Quant à la recherche, les plafonds d’emplois des EPST, les établissements publics à caractère scientifique et technologique, ne traduisent plus la réalité. Pour reprendre la formule d’un enseignant-chercheur, on « sanctuarise du virtuel ».
Contrairement aux engagements pris, tous les départs en retraite ne sont pas remplacés – c’est le cas, par exemple, à l’INRA -, et les postes libérés pour d’autres motifs de départ ne le sont souvent pas plus. On oublie ainsi que, s’il faut deux ans pour fermer un laboratoire de recherche, il en faut dix pour en ouvrir un !
Dans le même temps, la précarité reste massive dans les laboratoires et dans les services, où l’on compte plus de 70 000 précaires.
Cette situation engendre un profond désarroi et alimente un sentiment d’apathie au sein des équipes de recherche.
Il faut faire davantage sur le terrain pour résorber la précarité, et donc ouvrir davantage de postes de titulaires.
Prenons le cas des jeunes docteurs. Il existe, là encore, un décalage entre le budget et l’objectif annoncé dans le rapport de la STRANES, qui consiste à porter à 20 000 par an le nombre de doctorats délivrés.
La France forme aujourd’hui, chaque année, environ 12 000 docteurs.

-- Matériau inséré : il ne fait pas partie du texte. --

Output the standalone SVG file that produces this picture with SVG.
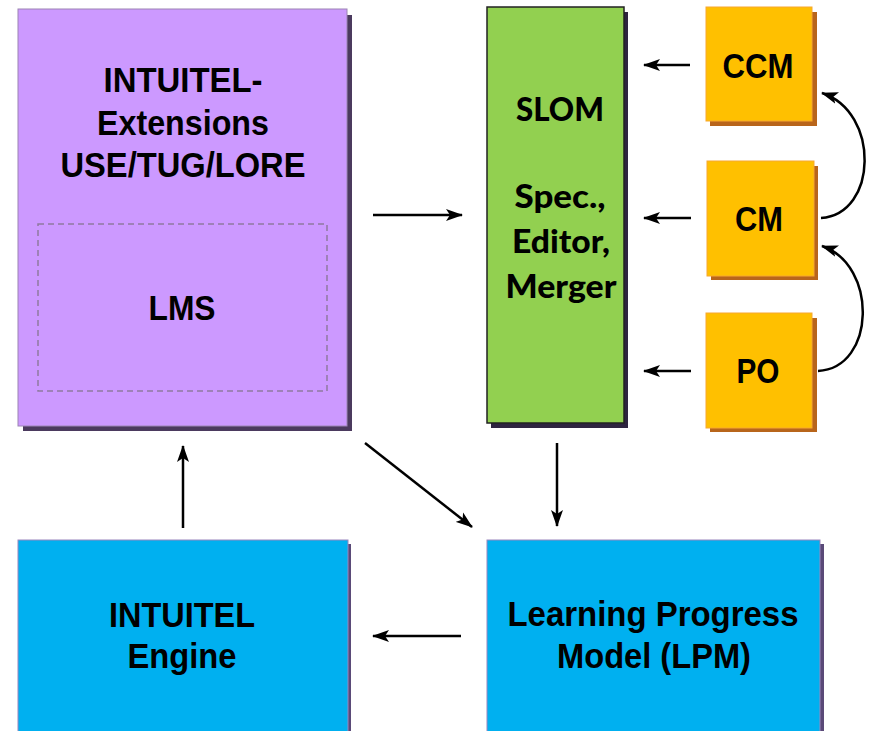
<svg xmlns="http://www.w3.org/2000/svg" width="871" height="731" viewBox="0 0 871 731">
<defs>
<marker id="ah" markerUnits="userSpaceOnUse" markerWidth="17" markerHeight="13" refX="16" refY="6.5" orient="auto">
<path d="M0,0.5 L17,6.5 L0,12.5 L4,6.5 z" fill="#000"/>
</marker>
<style>
.t{font-family:"Liberation Sans",Arial,sans-serif;font-weight:bold;font-size:35px;fill:#000;text-anchor:middle}
.c{font-family:Lato,"Open Sans",sans-serif;font-weight:900;font-size:32px;fill:#000;text-anchor:middle}
.e{fill:none;stroke:#000;stroke-width:2.5;marker-end:url(#ah)}
</style>
</defs>
<rect width="871" height="731" fill="#fff"/>
<g id="ext">
<rect x="23" y="15" width="329" height="416" fill="#4B3A5E"/>
<rect x="18" y="9" width="329" height="417" fill="#CC99FF" stroke="#9C84B4" stroke-width="1"/>
<rect x="38" y="224" width="289" height="167" fill="none" stroke="#8E7AA0" stroke-width="1.5" stroke-dasharray="6,4"/>
<text class="t" x="183" y="92" textLength="159" lengthAdjust="spacingAndGlyphs">INTUITEL-</text>
<text class="t" x="183" y="135" textLength="172" lengthAdjust="spacingAndGlyphs">Extensions</text>
<text class="t" x="183" y="177" textLength="245" lengthAdjust="spacingAndGlyphs">USE/TUG/LORE</text>
<text class="t" x="182" y="320" textLength="67" lengthAdjust="spacingAndGlyphs">LMS</text>
</g>
<g id="slom">
<rect x="491" y="12" width="137" height="416" fill="#2E2440"/>
<rect x="487" y="7" width="137" height="416" fill="#92D050" stroke="#222" stroke-width="1.5"/>
<text class="c" x="560" y="121" textLength="88" lengthAdjust="spacingAndGlyphs">SLOM</text>
<text class="c" x="560" y="208" textLength="91" lengthAdjust="spacingAndGlyphs">Spec.,</text>
<text class="c" x="561" y="253" textLength="98" lengthAdjust="spacingAndGlyphs">Editor,</text>
<text class="c" x="561" y="298" textLength="111" lengthAdjust="spacingAndGlyphs">Merger</text>
</g>
<g id="ccm">
<rect x="710" y="12" width="107" height="114" fill="#B8651B"/>
<rect x="706" y="7" width="106" height="114" fill="#FFC000" stroke="#F7A830" stroke-width="1"/>
<text class="t" x="758" y="78" textLength="71" lengthAdjust="spacingAndGlyphs">CCM</text>
</g>
<g id="cm">
<rect x="711" y="166" width="107" height="114" fill="#B8651B"/>
<rect x="707" y="161" width="107" height="115" fill="#FFC000" stroke="#F7A830" stroke-width="1"/>
<text class="t" x="759" y="231" textLength="48" lengthAdjust="spacingAndGlyphs">CM</text>
</g>
<g id="po">
<rect x="710" y="318" width="107" height="114" fill="#B8651B"/>
<rect x="706" y="313" width="106" height="115" fill="#FFC000" stroke="#F7A830" stroke-width="1"/>
<text class="t" x="758" y="383" textLength="43" lengthAdjust="spacingAndGlyphs">PO</text>
</g>
<g id="engine">
<rect x="21" y="544" width="330" height="200" fill="#5A4A78"/>
<rect x="18" y="540" width="330" height="200" fill="#00B0F0" stroke="#9A86BE" stroke-width="1"/>
<text class="t" x="182" y="627" textLength="146" lengthAdjust="spacingAndGlyphs">INTUITEL</text>
<text class="t" x="182" y="668" textLength="109" lengthAdjust="spacingAndGlyphs">Engine</text>
</g>
<g id="lpm">
<rect x="490" y="544" width="334" height="200" fill="#5A4A78"/>
<rect x="487" y="540" width="333" height="200" fill="#00B0F0" stroke="#9A86BE" stroke-width="1"/>
<text class="t" x="653" y="626" textLength="291" lengthAdjust="spacingAndGlyphs">Learning Progress</text>
<text class="t" x="654" y="668" textLength="194" lengthAdjust="spacingAndGlyphs">Model (LPM)</text>
</g>
<g id="connectors">
<line class="e" x1="690" y1="65" x2="644" y2="65"/>
<line class="e" x1="691" y1="218" x2="644" y2="218"/>
<line class="e" x1="691" y1="371" x2="644" y2="371"/>
<path class="e" d="M821,218 C878,214 880,112 822,93"/>
<path class="e" d="M818,371 C876,368 878,265 822,246"/>
<line class="e" x1="373" y1="215" x2="462" y2="215"/>
<line class="e" x1="557" y1="443" x2="557" y2="526"/>
<line class="e" x1="365" y1="443" x2="472" y2="527"/>
<line class="e" x1="183" y1="528" x2="183" y2="446"/>
<line class="e" x1="461" y1="636" x2="373" y2="636"/>
</g>
</svg>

Mais, avec un taux de chômage de 8 % déjà, qu’en sera-t-il demain, sans nouvelles dispositions ?
La STRANES préconise de conditionner l’octroi du CIR à l’embauche de nouveaux docteurs et de créer des voies d’accès réservées aux concours de la fonction publique.
Le budget ne comporte aucune proposition en ce sens, alors même que la dépense publique mobilisée au travers du crédit d’impôt recherche connaît une nouvelle progression de 240 millions d’euros.
Monsieur le secrétaire d’État, ce dispositif fiscal doit être, a minima, sécurisé. J’ai tenté par voie d’amendement, lundi dernier, de mettre fin à une première anomalie : la possibilité pour les entreprises de cumuler, sur une même base éligible, grâce à un chevauchement des deux assiettes, les bénéfices du CIR et du CICE, le crédit d’impôt pour la compétitivité et l’emploi.
Vous l’aurez compris, les crédits de la mission « Recherche et enseignement supérieur » ne sont pas à la hauteur des enjeux auxquels sont confrontés l’enseignement supérieur et la recherche. Ils ne permettront de répondre ni au défi de la démocratisation ni à celui du changement de notre modèle de développement, nécessaire pour éradiquer les inégalités et garantir la préservation de notre planète.
Ces crédits ne recueilleront donc pas l’assentiment de notre groupe.